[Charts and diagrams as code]
►

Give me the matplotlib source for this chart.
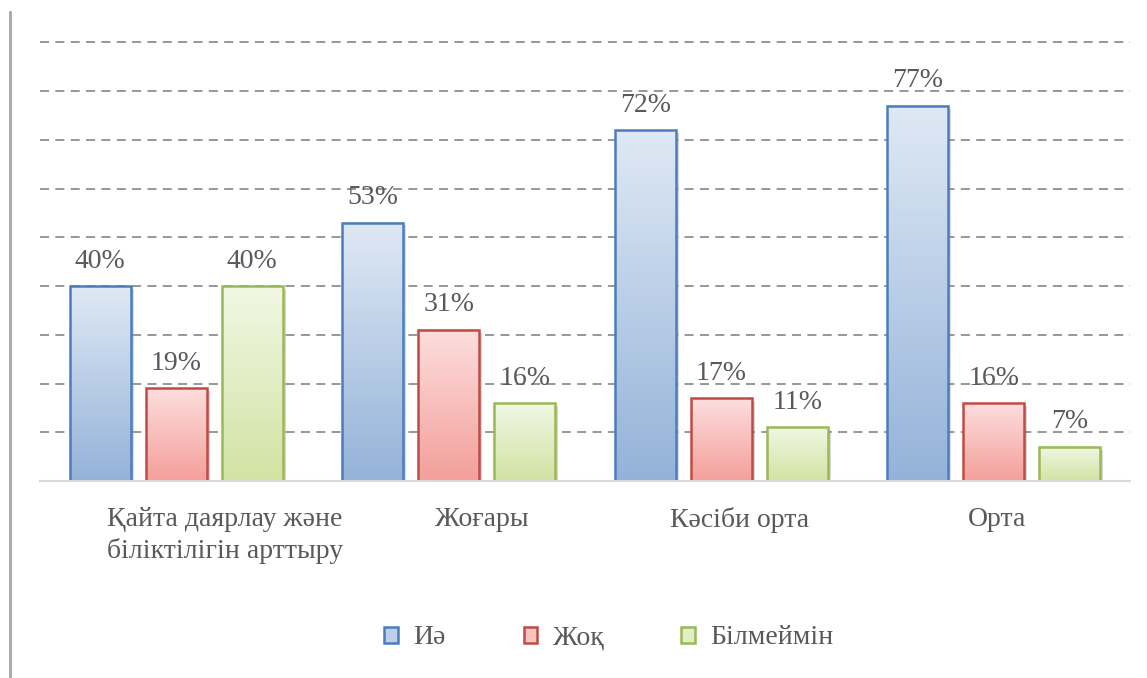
import matplotlib.pyplot as plt
import matplotlib.patheffects as pe
from matplotlib.colors import LinearSegmentedColormap
from matplotlib.lines import Line2D
from matplotlib.patches import Patch
import numpy as np

plt.rcParams['font.family'] = ['Liberation Serif', 'DejaVu Serif']

categories = ["Қайта даярлау және\nбіліктілігін арттыру", "Жоғары", "Кәсіби орта", "Орта"]
series_names = ["Иә", "Жоқ", "Білмеймін"]
yes_vals = [40, 53, 72, 77]
no_vals = [19, 31, 17, 16]
dont_know_vals = [40, 16, 11, 7]

# (top colour, bottom colour, edge colour)
styles = [
    ("#dfe9f5", "#94b2d9", "#4a7ebb"),
    ("#fcdedd", "#f49f9b", "#be4b48"),
    ("#f1f7e4", "#d2e3a3", "#98b954"),
]
text_col = "#595959"

fig = plt.figure(figsize=(11.47, 6.78), dpi=100)
ax = fig.add_axes([40 / 1147, 197 / 678, 1090 / 1147, 463 / 678])

x = np.arange(len(categories))
width = 0.224
step = 0.279
grad = np.linspace(0, 1, 256).reshape(-1, 1)

cmaps = []
for k, vals in enumerate([yes_vals, no_vals, dont_know_vals]):
    top, bottom, edge = styles[k]
    cmap = LinearSegmentedColormap.from_list(f"g{k}", [bottom, top])
    cmaps.append(cmap)
    xs = x + (k - 1) * step
    ax.bar(xs, vals, width, color="white", edgecolor="none", zorder=2,
           path_effects=[pe.SimplePatchShadow(offset=(2, -2), shadow_rgbFace="gray", alpha=0.3), pe.Normal()])
    for xi, v in zip(xs, vals):
        ax.imshow(grad, cmap=cmap, origin="lower", aspect="auto", zorder=3,
                  extent=(xi - width / 2, xi + width / 2, 0, v))
        ax.annotate(f"{v}%", (xi, v), xytext=(0, 9), textcoords="offset points",
                    ha="center", va="bottom", fontsize=20, color=text_col)
    ax.bar(xs, vals, width, facecolor="none", edgecolor=edge, linewidth=1.8, zorder=4)

ax.set_xlim(-0.5, 3.5)
ax.set_ylim(0, 95)
ax.set_yticks(range(10, 100, 10))
ax.yaxis.grid(True, linestyle=(0, (5, 3.5)), color="#8f8f8f", linewidth=1.3, zorder=0)
ax.set_axisbelow(True)
ax.tick_params(axis="y", left=False, labelleft=False)

label_x = 0.179 + 0.944 * x
ax.set_xticks(label_x)
ax.set_xticklabels(categories, fontsize=20, color=text_col, linespacing=1.3)
ax.tick_params(axis="x", bottom=False, pad=15)

for s in ["top", "right", "left"]:
    ax.spines[s].set_visible(False)
ax.spines["bottom"].set_color("#d9d9d9")
ax.spines["bottom"].set_linewidth(1.5)
ax.spines["bottom"].set_zorder(5)

handles = [Patch(facecolor=cmaps[i](0.55), edgecolor=s[2], linewidth=1.8) for i, s in enumerate(styles)]
fig.legend(handles, series_names, loc="center", bbox_to_anchor=(609 / 1147, 1 - 638 / 678),
           ncol=3, frameon=False, fontsize=20, handlelength=0.5, handleheight=0.5,
           handletextpad=0.55, columnspacing=2.8, labelcolor=text_col)

fig.add_artist(Line2D([10 / 1147, 10 / 1147], [0, 1 - 12 / 678], color="#a6a6a6", linewidth=2))

fig.savefig("out.png", dpi=100)
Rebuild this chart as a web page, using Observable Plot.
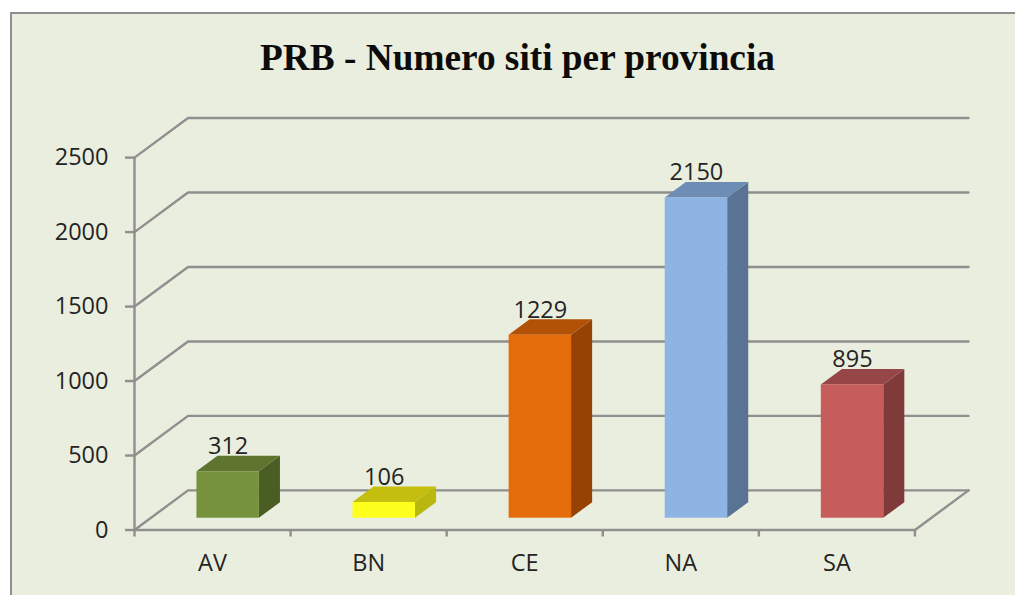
<!DOCTYPE html>
<html>
<head>
<meta charset="utf-8">
<script src="https://cdn.jsdelivr.net/npm/d3@7"></script>
<script src="https://cdn.jsdelivr.net/npm/@observablehq/plot@0.6"></script>
<style>
html,body{margin:0;padding:0;background:#fff;overflow:hidden}
#panel{position:absolute;left:10px;top:12px;width:1005px;height:583px;background:#eaeede;border-left:2px solid #8f8f8f;border-top:2px solid #8f8f8f;box-sizing:border-box}
#title{position:absolute;left:0;width:1035px;top:36px;text-align:center;font:bold 37.3px "Liberation Serif",serif;color:#0c0c0c}
#chart{position:absolute;left:0;top:0}
svg{background:transparent !important;overflow:visible}
</style>
</head>
<body>
<div id="panel"></div>
<div id="chart"></div>
<div id="title">PRB - Numero siti per provincia</div>
<script>
const title = "PRB - Numero siti per provincia";
const provinces = ["AV","BN","CE","NA","SA"];
const values = [312,106,1229,2150,895];
const frontColors = ["#76923c","#ffff1e","#e46c0a","#8eb4e3","#c65c5c"];
const topColors   = ["#5f752f","#c4bf0e","#b25207","#6e8db5","#964646"];
const sideColors  = ["#4a5d25","#b8b80f","#964205","#5a7394","#7f3a3a"];
const yTicks = [0,500,1000,1500,2000,2500];

// Pseudo-3D projection, expressed in data units of the two linear scales
const wallX = 0.343, wallY = 266;     // depth of the back wall
const barStart = 0.4, barWidth = 0.4; // bar front face inside its category
const barBase = 79;                   // lift of the bar's front foot above the floor
const barDX = 0.135, barDY = 104;     // depth of a bar
const n = provinces.length;
const grey = "#8f8f8f";
const line = {stroke: grey, strokeWidth: 2.4};
const labelSize = 23.5, ink = "#242424";

const grid = yTicks.map(v => Plot.line(
  [[0,v],[wallX,v+wallY],[n+wallX,v+wallY]], line));

const bars = provinces.flatMap((p,i) => {
  const x1 = i+barStart, x2 = x1+barWidth, y1 = barBase, y2 = barBase+values[i];
  return [
    Plot.areaY([{x:x2,a:y1,b:y2},{x:x2+barDX,a:y1+barDY,b:y2+barDY}],
      {x:"x",y1:"a",y2:"b",fill:sideColors[i]}),
    Plot.areaX([{y:y2,a:x1,b:x2},{y:y2+barDY,a:x1+barDX,b:x2+barDX}],
      {y:"y",x1:"a",x2:"b",fill:topColors[i]}),
    Plot.rect([{x1,x2,y1,y2}],{x1:"x1",x2:"x2",y1:"y1",y2:"y2",fill:frontColors[i]})
  ];
});

const plot = Plot.plot({
  width: 1015, height: 595,
  marginLeft: 134, marginRight: 47, marginTop: 117.5, marginBottom: 65.5,
  style: {background:"transparent", fontFamily:"'Open Sans',sans-serif", fontSize:labelSize+"px", color:ink},
  x: {type:"linear", domain:[0,n+wallX]},
  y: {type:"linear", domain:[0,2500+wallY]},
  marks: [
    ...grid,
    Plot.line([[n,0],[n+wallX,wallY]], line),
    Plot.line([[0,0],[n,0]], line),
    Plot.line([[0,0],[0,2500]], line),
    Plot.axisY({ticks:yTicks, tickSize:9, tickPadding:17, stroke:grey, strokeWidth:2.4, label:null, tickFormat:d=>String(d), fontSize:labelSize}),
    Plot.axisX({ticks:d3.range(0,n+1), tickSize:7, tickFormat:()=>"", stroke:grey, strokeWidth:2.4, label:null}),
    Plot.text(provinces,{x:(d,i)=>i+0.5,y:0,text:d=>d,lineAnchor:"top",dy:24,fontSize:labelSize,fill:ink}),
    ...bars,
    Plot.text(values,{x:(d,i)=>i+barStart+barWidth/2,y:(d)=>d+barBase+barDY,text:d=>String(d),
      lineAnchor:"bottom",dy:-2,fontSize:labelSize,fill:ink})
  ]
});
document.getElementById("chart").appendChild(plot);
</script>
</body>
</html>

◄

## Brief
Reproduce every record above exactly, omitting the pictures.

## Output
Give me the matplotlib source for this chart.
import matplotlib.pyplot as plt
import matplotlib.patheffects as pe
from matplotlib.colors import LinearSegmentedColormap
from matplotlib.lines import Line2D
from matplotlib.patches import Patch
import numpy as np

plt.rcParams['font.family'] = ['Liberation Serif', 'DejaVu Serif']

categories = ["Қайта даярлау және\nбіліктілігін арттыру", "Жоғары", "Кәсіби орта", "Орта"]
series_names = ["Иә", "Жоқ", "Білмеймін"]
yes_vals = [40, 53, 72, 77]
no_vals = [19, 31, 17, 16]
dont_know_vals = [40, 16, 11, 7]

# (top colour, bottom colour, edge colour)
styles = [
    ("#dfe9f5", "#94b2d9", "#4a7ebb"),
    ("#fcdedd", "#f49f9b", "#be4b48"),
    ("#f1f7e4", "#d2e3a3", "#98b954"),
]
text_col = "#595959"

fig = plt.figure(figsize=(11.47, 6.78), dpi=100)
ax = fig.add_axes([40 / 1147, 197 / 678, 1090 / 1147, 463 / 678])

x = np.arange(len(categories))
width = 0.224
step = 0.279
grad = np.linspace(0, 1, 256).reshape(-1, 1)

cmaps = []
for k, vals in enumerate([yes_vals, no_vals, dont_know_vals]):
    top, bottom, edge = styles[k]
    cmap = LinearSegmentedColormap.from_list(f"g{k}", [bottom, top])
    cmaps.append(cmap)
    xs = x + (k - 1) * step
    ax.bar(xs, vals, width, color="white", edgecolor="none", zorder=2,
           path_effects=[pe.SimplePatchShadow(offset=(2, -2), shadow_rgbFace="gray", alpha=0.3), pe.Normal()])
    for xi, v in zip(xs, vals):
        ax.imshow(grad, cmap=cmap, origin="lower", aspect="auto", zorder=3,
                  extent=(xi - width / 2, xi + width / 2, 0, v))
        ax.annotate(f"{v}%", (xi, v), xytext=(0, 9), textcoords="offset points",
                    ha="center", va="bottom", fontsize=20, color=text_col)
    ax.bar(xs, vals, width, facecolor="none", edgecolor=edge, linewidth=1.8, zorder=4)

ax.set_xlim(-0.5, 3.5)
ax.set_ylim(0, 95)
ax.set_yticks(range(10, 100, 10))
ax.yaxis.grid(True, linestyle=(0, (5, 3.5)), color="#8f8f8f", linewidth=1.3, zorder=0)
ax.set_axisbelow(True)
ax.tick_params(axis="y", left=False, labelleft=False)

label_x = 0.179 + 0.944 * x
ax.set_xticks(label_x)
ax.set_xticklabels(categories, fontsize=20, color=text_col, linespacing=1.3)
ax.tick_params(axis="x", bottom=False, pad=15)

for s in ["top", "right", "left"]:
    ax.spines[s].set_visible(False)
ax.spines["bottom"].set_color("#d9d9d9")
ax.spines["bottom"].set_linewidth(1.5)
ax.spines["bottom"].set_zorder(5)

handles = [Patch(facecolor=cmaps[i](0.55), edgecolor=s[2], linewidth=1.8) for i, s in enumerate(styles)]
fig.legend(handles, series_names, loc="center", bbox_to_anchor=(609 / 1147, 1 - 638 / 678),
           ncol=3, frameon=False, fontsize=20, handlelength=0.5, handleheight=0.5,
           handletextpad=0.55, columnspacing=2.8, labelcolor=text_col)

fig.add_artist(Line2D([10 / 1147, 10 / 1147], [0, 1 - 12 / 678], color="#a6a6a6", linewidth=2))

fig.savefig("out.png", dpi=100)
Rebuild this chart as a web page, using Observable Plot.
<!DOCTYPE html>
<html>
<head>
<meta charset="utf-8">
<script src="https://cdn.jsdelivr.net/npm/d3@7"></script>
<script src="https://cdn.jsdelivr.net/npm/@observablehq/plot@0.6"></script>
<style>
html,body{margin:0;padding:0;background:#fff;overflow:hidden}
#panel{position:absolute;left:10px;top:12px;width:1005px;height:583px;background:#eaeede;border-left:2px solid #8f8f8f;border-top:2px solid #8f8f8f;box-sizing:border-box}
#title{position:absolute;left:0;width:1035px;top:36px;text-align:center;font:bold 37.3px "Liberation Serif",serif;color:#0c0c0c}
#chart{position:absolute;left:0;top:0}
svg{background:transparent !important;overflow:visible}
</style>
</head>
<body>
<div id="panel"></div>
<div id="chart"></div>
<div id="title">PRB - Numero siti per provincia</div>
<script>
const title = "PRB - Numero siti per provincia";
const provinces = ["AV","BN","CE","NA","SA"];
const values = [312,106,1229,2150,895];
const frontColors = ["#76923c","#ffff1e","#e46c0a","#8eb4e3","#c65c5c"];
const topColors   = ["#5f752f","#c4bf0e","#b25207","#6e8db5","#964646"];
const sideColors  = ["#4a5d25","#b8b80f","#964205","#5a7394","#7f3a3a"];
const yTicks = [0,500,1000,1500,2000,2500];

// Pseudo-3D projection, expressed in data units of the two linear scales
const wallX = 0.343, wallY = 266;     // depth of the back wall
const barStart = 0.4, barWidth = 0.4; // bar front face inside its category
const barBase = 79;                   // lift of the bar's front foot above the floor
const barDX = 0.135, barDY = 104;     // depth of a bar
const n = provinces.length;
const grey = "#8f8f8f";
const line = {stroke: grey, strokeWidth: 2.4};
const labelSize = 23.5, ink = "#242424";

const grid = yTicks.map(v => Plot.line(
  [[0,v],[wallX,v+wallY],[n+wallX,v+wallY]], line));

const bars = provinces.flatMap((p,i) => {
  const x1 = i+barStart, x2 = x1+barWidth, y1 = barBase, y2 = barBase+values[i];
  return [
    Plot.areaY([{x:x2,a:y1,b:y2},{x:x2+barDX,a:y1+barDY,b:y2+barDY}],
      {x:"x",y1:"a",y2:"b",fill:sideColors[i]}),
    Plot.areaX([{y:y2,a:x1,b:x2},{y:y2+barDY,a:x1+barDX,b:x2+barDX}],
      {y:"y",x1:"a",x2:"b",fill:topColors[i]}),
    Plot.rect([{x1,x2,y1,y2}],{x1:"x1",x2:"x2",y1:"y1",y2:"y2",fill:frontColors[i]})
  ];
});

const plot = Plot.plot({
  width: 1015, height: 595,
  marginLeft: 134, marginRight: 47, marginTop: 117.5, marginBottom: 65.5,
  style: {background:"transparent", fontFamily:"'Open Sans',sans-serif", fontSize:labelSize+"px", color:ink},
  x: {type:"linear", domain:[0,n+wallX]},
  y: {type:"linear", domain:[0,2500+wallY]},
  marks: [
    ...grid,
    Plot.line([[n,0],[n+wallX,wallY]], line),
    Plot.line([[0,0],[n,0]], line),
    Plot.line([[0,0],[0,2500]], line),
    Plot.axisY({ticks:yTicks, tickSize:9, tickPadding:17, stroke:grey, strokeWidth:2.4, label:null, tickFormat:d=>String(d), fontSize:labelSize}),
    Plot.axisX({ticks:d3.range(0,n+1), tickSize:7, tickFormat:()=>"", stroke:grey, strokeWidth:2.4, label:null}),
    Plot.text(provinces,{x:(d,i)=>i+0.5,y:0,text:d=>d,lineAnchor:"top",dy:24,fontSize:labelSize,fill:ink}),
    ...bars,
    Plot.text(values,{x:(d,i)=>i+barStart+barWidth/2,y:(d)=>d+barBase+barDY,text:d=>String(d),
      lineAnchor:"bottom",dy:-2,fontSize:labelSize,fill:ink})
  ]
});
document.getElementById("chart").appendChild(plot);
</script>
</body>
</html>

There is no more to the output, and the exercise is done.